First things first – What’s a ZipCar? In a nutshell – Zipcar is a pay as you go car sharing plan.
You become a member and pick a car sharing plan that meets your needs. Once you join, you can reserve cars by the hour or by the day. The rates change based on where you drive and the type of car you are driving.
Over Labor Day weekend there was a bicycle accident involving a Zip Car. With all of the discussion about ride-sharing services and their level of insurance coverage per passenger I thought it would be worth while to discuss the insurance coverage of Zip-Car, not a ride-sharing service, a car sharing service. The bicycle accident took place at 2633 N Halsted St, Chicago, IL 60614 around 8:15 PM on Friday night. It has already been input into our bicycle accident map of Chicago. The cyclist walked away from the scene of the accident with a limp but was overall okay.
What are some problems associated with a ZipCar?
Let’s use our common sense for a moment. People become skilled at certain activities by doing said activities. Driving is one of them. Did you ever go a week or two without driving a car? Perhaps like on a vacation where you did not need a car? You get back to town and jump in your car and realize that you’re a bit out of practice when it comes to driving your own car that you’ve driven hundreds and thousands of times. People who drive ZipCars generally only need a car on occasion. For a monthly fee, they have on-demand access to cars parked around the city. They are able to check out different cars without much effort. So now, you have someone who may be out of practice in driving a car coupled with the fact that he is probably not very familiar with the car he is driving. This is a dangerous combination for other drivers, cyclists and pedestrians who have to share the road with the ZipCar driver.
Next, ZipCar pays for insurance. There’s a small deductible, but ZipCar carries the insurance policy on their fleet of cars. The liability insurance coverage it provides for members is capped at $300,000 per incident, no matter how many people they may hurt. Drivers under 21 get far less coverage as it would be too costly for Zipcar to pay money to provide $300,000 in coverage to younger drivers. Zipcar does very little with its under 21 drivers, offering the “minimum financial responsibility limits required by law in the jurisdiction in which the accident occurs or the claim is adjudicated.”
While $300,000 of coverage isn’t bad, it would not cover a ZipCar caused accident in which the injuries were catastrophic or fatal. Still, a lot of the critics of ZipCar talk about this $300,000 not being enough (and I agree).
So what happens if I’m in an accident with a ZipCar? Do I file a lawsuit against them?

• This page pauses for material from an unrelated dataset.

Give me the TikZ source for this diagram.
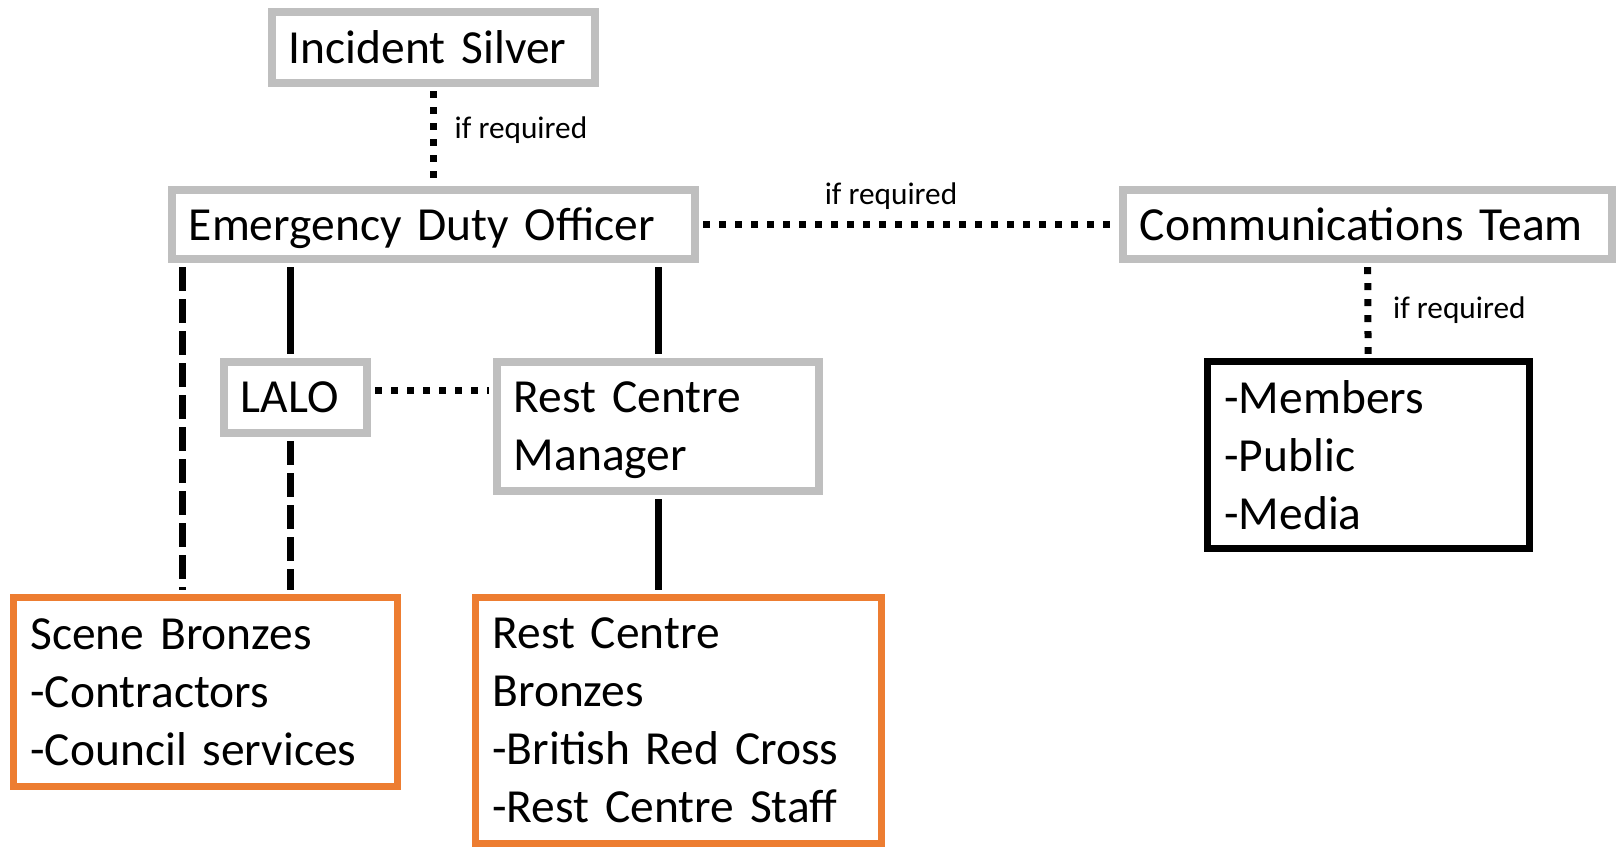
\documentclass[tikz,border=0pt]{standalone}
\usepackage{fontspec}
\setmainfont{Carlito}
\usepackage{tikz}
\usetikzlibrary{positioning}
\definecolor{boxgray}{RGB}{191,191,191}
\definecolor{boxorange}{RGB}{237,125,49}
\newcommand{\textdrop}{\par\vspace{-0.08cm}}
\tikzstyle{box} = [rectangle, fill=white, align=left, inner xsep=1.7mm, inner ysep=0pt, font=\fontsize{13.5}{16.5}\selectfont]
\tikzstyle{silver} = [box, draw=boxgray, line width=0.8mm, execute at end node=\textdrop]
\tikzstyle{bronze} = [box, draw=boxorange, line width=0.7mm]
\tikzstyle{outer} = [box, draw=black, line width=0.7mm]
\tikzstyle{note} = [font=\fontsize{8.9}{10.5}\selectfont]
\tikzstyle{solidline} = [line width=0.7mm, shorten <=0.4mm, shorten >=0.4mm]
\tikzstyle{dashline} = [solidline, dash pattern=on 2.4mm off 0.8mm]
\tikzstyle{dotline} = [line width=0.7mm, shorten <=0.4mm, shorten >=0.4mm, dash pattern=on 0.7mm off 0.9mm]

\begin{document}
\begin{tikzpicture}[x=0.01cm, y=-0.01cm]
		\useasboundingbox (0,0) rectangle (1619,851);

		\node (silver) [silver, text width=2.89cm, minimum height=0.71cm] at (433.5,47.5) {Incident Silver};
		\node (duty) [silver, text width=4.89cm, minimum height=0.69cm] at (433.5,224.5) {Emergency Duty Officer};
		\node (comms) [silver, text width=4.55cm, minimum height=0.69cm] at (1367.5,224.5) {Communications Team};
		\node (lalo) [silver, text width=1.09cm, minimum height=0.71cm] at (295.5,397.5) {LALO};
		\node (manager) [silver, text width=2.88cm, minimum height=1.29cm] at (658,426.5) {Rest Centre\\Manager};
		\node (public) [outer, text width=2.88cm, minimum height=1.87cm] at (1368.5,455) {-Members\\-Public\\-Media};
		\node (bronze1) [bronze, text width=3.50cm, minimum height=1.89cm] at (205.5,692) {Scene Bronzes\\-Contractors\\-Council services};
		\node (bronze2) [bronze, text width=3.72cm, minimum height=2.46cm] at (678.5,720.5) {Rest Centre\\Bronzes\\-British Red Cross\\-Rest Centre Staff};

		\draw [dotline] (silver) -- node [note, right, pos=0.44, xshift=0.06cm] {if required} (duty);
		\draw [dotline] (duty) -- node [note, above, xshift=-0.18cm] {if required} (comms);
		\draw [dotline] (comms) -- node [note, right, pos=0.5, xshift=0.1cm] {if required} (public);
		\draw [dashline] ([xshift=0.15cm]duty.south west) -- ([xshift=0.15cm]duty.south west |- bronze1.north);
		\draw [solidline] ([xshift=-0.05cm]lalo.north |- duty.south) -- ([xshift=-0.05cm]lalo.north);
		\draw [dashline] ([xshift=-0.05cm]lalo.south) -- ([xshift=-0.05cm]lalo.south |- bronze1.north);
		\draw [solidline] (manager.north |- duty.south) -- (manager.north);
		\draw [solidline] (manager.south) -- (manager.south |- bronze2.north);
		\draw [dotline] ([yshift=0.075cm]lalo.east) -- ([yshift=0.075cm]lalo.east -| manager.west);
	\end{tikzpicture}
\end{document}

The answer is: “Probably not.” Assuming the accident was the fault of the ZipCar driver, you would pursue a claim or file a lawsuit against the at fault driver. ZipCar’s insurance company would step in and defend and indemnify (pay for damages) the ZipCar driver, up to the insurance limits. Essentially, pursuing a case against a ZipCar driver is the same as pursuing any other car accident caused by a negligent driver.
There is at least one exception I can think of as I write this article. What if the accident was caused by ZipCar? For instance, what if the accident was caused because the ZipCar itself was poorly maintained? Maybe the ZipCar provided to a particular driver had faulty brakes or tires preventing a ZipCar driver from avoiding an accident. In these types of situations, there very well may be a case against ZipCar. ZipCar has thought of this and noted in its initial public offering that in the event that it was responsible for an accident, it had coverage up to $5 million in the United States, quite a bit more than it offers its members. Hmm – interesting – ZipCar insures its members up to $300,000 and itself to $5,000,000.